Comacchio Valleys were born around the tenth century due to the lowering of the soil and the silting of the coastal area. The territory currently extends to more than 13,000 hectares, from Comacchio to the Reno River. This lagoon and marsh area covers four valleys: Lido Magnavacca, Fossa di Porto, Campo and Fattibello. 

A few kilometres northern, in Comacchio territory, there is the Valle Bertuzzi. The valleys are among the most extensive wetlands in Italy.

The presence of water and degree of salinity make Comacchio Valleys a unique area extremely rich in food for the animals, so as to accommodate the largest variety of species in Italy (about 300). 

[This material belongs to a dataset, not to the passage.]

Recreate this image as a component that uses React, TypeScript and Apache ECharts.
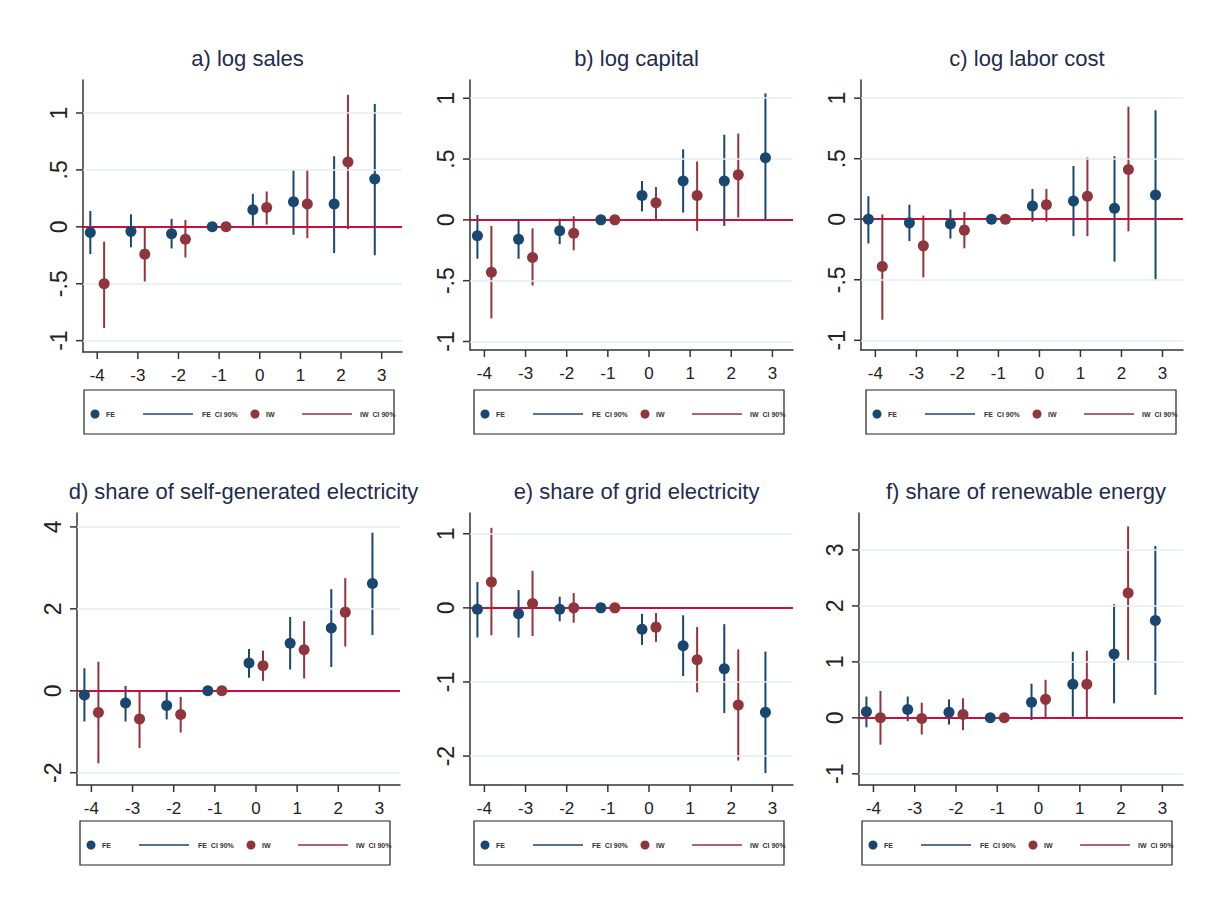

It is easy to spot the Great Crested Grebe; the Black-Headed Gull, the Slender-Billed Gull, the Red-Billed Chough and the Sandwich Tern, the Greater Scaup and the Common Shelduck; the Black-Winged Stilt, in addition to the Collared Pratincole, which is very rare; Ducks and Coots (about one third of those surveyed in Italy), the Mallard and the Common Pochard (75% of the specimens); birds of prey include the Western Marsh Harrier and the Montagu's Harrier; the Great White Heron, the Grey Heron, the Little Egret and the Purple Heron. As the valleys are rich in fish, the Great Cormorant cannot miss.

Among all these species, the valleys have been enriched by the presence of pink flamingos, which stay in the near salt pan: in 1998 more than 400 specimens have been counted.

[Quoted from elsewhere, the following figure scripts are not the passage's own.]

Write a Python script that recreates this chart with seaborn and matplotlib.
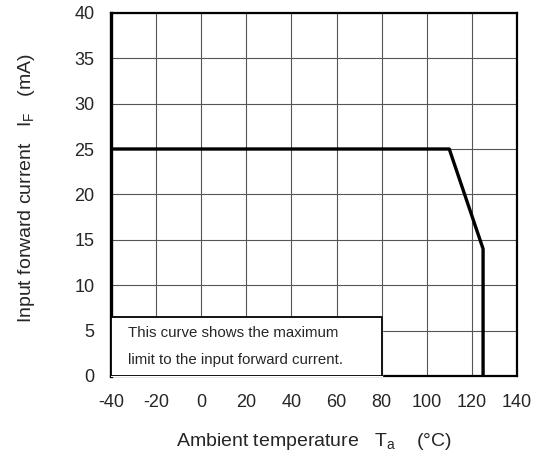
import seaborn as sns
import matplotlib.pyplot as plt
import pandas as pd

# derating curve: ambient temperature (°C) vs max input forward current (mA)
temps = [-40, 110, 125, 125]
currents = [25, 25, 14, 0]

x_ticks = [-40, -20, 0, 20, 40, 60, 80, 100, 120, 140]
y_ticks = [0, 5, 10, 15, 20, 25, 30, 35, 40]

note_lines = ['This curve shows the maximum', 'limit to the input forward current.']

sns.set_style('white')
plt.rcParams['font.family'] = ['Liberation Sans', 'DejaVu Sans']
plt.rcParams['mathtext.fontset'] = 'custom'
plt.rcParams['mathtext.rm'] = 'Liberation Sans'
plt.rcParams['axes.unicode_minus'] = False

fig = plt.figure(figsize=(5.39, 4.59), dpi=100)
ax = fig.add_axes([0.206, 0.181, 0.753, 0.791])

df = pd.DataFrame(dict(temp=temps, current=currents))
sns.lineplot(data=df, x='temp', y='current', sort=False, estimator=None,
             color='black', linewidth=2.4, ax=ax, zorder=3)

ax.set_xlim(-40, 140)
ax.set_ylim(0, 40)
ax.set_xticks(x_ticks)
ax.set_yticks(y_ticks)
ax.grid(True, color='#555555', linewidth=0.8)
ax.tick_params(axis='x', length=0, labelsize=13, pad=13)
ax.tick_params(axis='y', length=0, labelsize=13, pad=12)
for s in ax.spines.values():
  s.set_color('black')
  s.set_linewidth(1.6)
ax.spines['left'].set_linewidth(2.4)

ax.set_xlabel(r'Ambient temperature   $\mathrm{T_a}$    (°C)', fontsize=14)
ax.set_ylabel(r'Input forward current   $\mathrm{I_F}$   (mA)', fontsize=14)
ax.xaxis.set_label_coords(0.499, -0.152)
ax.yaxis.set_label_coords(-0.182, 0.5165)

# note box in the lower-left corner
box_df = pd.DataFrame(dict(x=[-40, 80, 80, -40, -40], y=[0, 0, 6.5, 6.5, 0]))
ax.fill_between([-40, 80], 0, 6.5, color='white', zorder=4)
sns.lineplot(data=box_df, x='x', y='y', sort=False, estimator=None,
             color='black', linewidth=1.3, ax=ax, zorder=5)
ax.text(-32.5, 4.74, note_lines[0], fontsize=10.8, va='center', ha='left', zorder=6)
ax.text(-32.5, 1.76, note_lines[1], fontsize=10.8, va='center', ha='left', zorder=6)

plt.savefig('out.png', dpi=100)
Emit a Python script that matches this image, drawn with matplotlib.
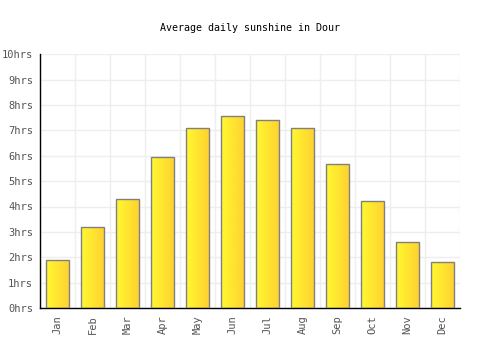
import numpy as np
import matplotlib
matplotlib.use("Agg")
from matplotlib import pyplot as plt
from matplotlib.colors import LinearSegmentedColormap
from matplotlib.patches import Rectangle

months = ["Jan", "Feb", "Mar", "Apr", "May", "Jun",
          "Jul", "Aug", "Sep", "Oct", "Nov", "Dec"]
sunshine = [1.9, 3.2, 4.3, 5.95, 7.1, 7.55, 7.42, 7.1, 5.68, 4.22, 2.6, 1.8]
yticks = list(range(0, 11))
ytick_labels = [f"{v}hrs" for v in yticks]

plt.rcParams["font.family"] = ["DejaVu Sans Mono"]

fig = plt.figure(figsize=(5, 3.5), dpi=100)
ax = fig.add_axes([0.08, 0.12, 0.84, 0.725])

cmap = LinearSegmentedColormap.from_list("sun", ["#fff830", "#ffd030"])
grad = np.linspace(0, 1, 64).reshape(1, -1)

width = 0.66
xs = np.arange(len(months))
for x, v in zip(xs, sunshine):
    x0 = x - width / 2
    rect = Rectangle((x0, 0), width, v, facecolor="none",
                     edgecolor="#808080", linewidth=1.0, zorder=3)
    ax.add_patch(rect)
    im = ax.imshow(grad, cmap=cmap, aspect="auto",
                   extent=(x0, x0 + width, 0, v), zorder=2)
    im.set_clip_path(rect)

ax.set_xlim(-0.5, len(months) - 0.5)
ax.set_ylim(0, 10)
ax.set_xticks(xs)
ax.set_xticklabels(months, rotation=90)
ax.set_yticks(yticks)
ax.set_yticklabels(ytick_labels)
ax.set_xticks(np.arange(-0.5, len(months), 1), minor=True)
ax.grid(which="minor", axis="x", color="#eeeeee", linewidth=1, zorder=0)
ax.grid(which="major", axis="y", color="#eeeeee", linewidth=1, zorder=0)
ax.set_axisbelow(True)
ax.tick_params(axis="both", which="both", length=0, labelsize=7.5,
               labelcolor="#555555", pad=5)

for side in ("top", "right"):
    ax.spines[side].set_visible(False)
for side in ("left", "bottom"):
    ax.spines[side].set_color("black")
    ax.spines[side].set_linewidth(1)

fig.text(0.5, 0.92, "Average daily sunshine in Dour", ha="center",
         va="center", fontsize=7.2, color="black")

fig.savefig("out.png", dpi=100)
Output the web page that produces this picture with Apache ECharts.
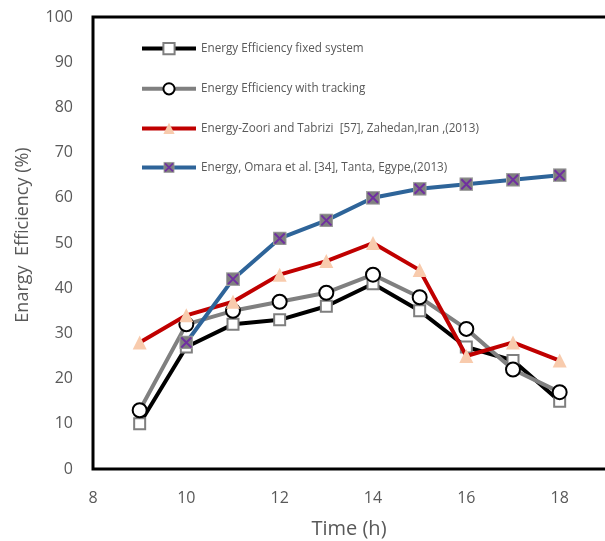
<!DOCTYPE html>
<html>
<head>
<meta charset="utf-8">
<script src="https://cdn.jsdelivr.net/npm/echarts@6/dist/echarts.min.js"></script>
<style>html,body{margin:0;padding:0;background:#fff;overflow:hidden;width:605px;height:541px}#c{width:700px;height:541px}</style>
</head>
<body>
<div id="c"></div>
<script>
const hours = [9, 10, 11, 12, 13, 14, 15, 16, 17, 18];
const fixedSystem = [10, 27, 32, 33, 36, 41, 35, 27, 24, 15];
const withTracking = [13, 32, 35, 37, 39, 43, 38, 31, 22, 17];
const zoori = [28, 34, 37, 43, 46, 50, 44, 25, 28, 24];
const omara = [null, 28, 42, 51, 55, 60, 62, 63, 64, 65];
const seriesNames = [
  'Energy Efficiency fixed system',
  'Energy Efficiency with tracking',
  'Energy-Zoori and Tabrizi  [57], Zahedan,Iran ,(2013)',
  'Energy, Omara et al. [34], Tanta, Egype,(2013)'
];
const yTicks = [0, 10, 20, 30, 40, 50, 60, 70, 80, 90, 100];

function pairs(vals) { return hours.map((h, i) => [h, vals[i]]).filter(p => p[1] !== null); }

const svg = "<svg xmlns='http://www.w3.org/2000/svg' width='14' height='14'><rect x='0.5' y='0.5' width='13' height='13' fill='#7f7f7f' stroke='#a6a6a6' stroke-width='1'/><path d='M2 2L12 12M12 2L2 12' stroke='#7030a0' stroke-width='2'/></svg>";
const omaraSymbol = 'image://data:image/svg+xml;charset=utf-8,' + encodeURIComponent(svg);

const chart = echarts.init(document.getElementById('c'));
const font = 'Open Sans';
chart.setOption({
  animation: false,
  grid: { left: 93, top: 17, width: 560, height: 452, show: true, borderColor: '#000', borderWidth: 3,
          containLabel: false, outerBoundsMode: 'none' },
  legend: {
    orient: 'vertical', left: 135, top: 37, itemWidth: 54, itemHeight: 14, itemGap: 27,
    textStyle: { fontFamily: font, fontSize: 11.7, color: '#595959' },
    lineStyle: { width: 4 },
    data: seriesNames
  },
  xAxis: {
    type: 'value', min: 8, max: 20, interval: 2,
    axisLine: { show: false }, axisTick: { show: false }, splitLine: { show: false },
    axisLabel: { fontFamily: font, fontSize: 16, color: '#595959', margin: 21 },
    name: 'Time (h)', nameLocation: 'middle', nameGap: 50,
    nameTextStyle: { fontFamily: font, fontSize: 20, color: '#595959', padding: [0, 48, 0, 0] }
  },
  yAxis: {
    type: 'value', min: 0, max: 100, interval: 10,
    axisLine: { show: false }, axisTick: { show: false }, splitLine: { show: false },
    axisLabel: { fontFamily: font, fontSize: 16, color: '#595959', margin: 20 },
    name: 'Enargy  Efficiency (%)', nameLocation: 'middle', nameGap: 61,
    nameTextStyle: { fontFamily: font, fontSize: 18, color: '#595959', padding: [0, 0, 0, 16] }
  },
  series: [
    { name: seriesNames[0], type: 'line', data: pairs(fixedSystem), symbol: 'rect', symbolSize: 11,
      lineStyle: { color: '#000', width: 4 }, itemStyle: { color: '#fff', borderColor: '#7f7f7f', borderWidth: 2 }, z: 2 },
    { name: seriesNames[1], type: 'line', data: pairs(withTracking), symbol: 'circle', symbolSize: 14,
      lineStyle: { color: '#808080', width: 4 }, itemStyle: { color: '#fff', borderColor: '#000', borderWidth: 2 }, z: 3 },
    { name: seriesNames[2], type: 'line', data: pairs(zoori), symbol: 'triangle', symbolSize: 14,
      lineStyle: { color: '#c00000', width: 4 }, itemStyle: { color: '#f8cbad', borderWidth: 0 }, z: 4 },
    { name: seriesNames[3], type: 'line', data: pairs(omara), symbol: omaraSymbol, symbolSize: 14,
      lineStyle: { color: '#2e6499', width: 4 }, itemStyle: { color: '#7f7f7f' }, z: 5 }
  ]
});
</script>
</body>
</html>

The valley is the ideal place to practice fish farming during the passage from the sea to the backcountry: The fishing protagonist in Comacchio is with no doubt the eel, captured with an unique instrument called “lavoriero”, but there are also basses (or seabasses), soles , mullets and breams. The high salinity makes life difficult for the flora in the valleys. Thus, the flora of the valleys is very different from that of the surrounding territories. Algae grow on these muddy and sandy seabeds (Sea lettuce and Valonia) and in the bumps you commonly find Salicornia, which in the autumn assumes the typical deep red colour, Salsola, which is edible and from which soda is extracted by burning, the Juncus Maritimus, the Oaks, the Stone Pines, the Beeches, the Reeds, the Tamarisk and the Limonium.

The valleys are privileged places for walks along the banks, boat trips and birdwatching.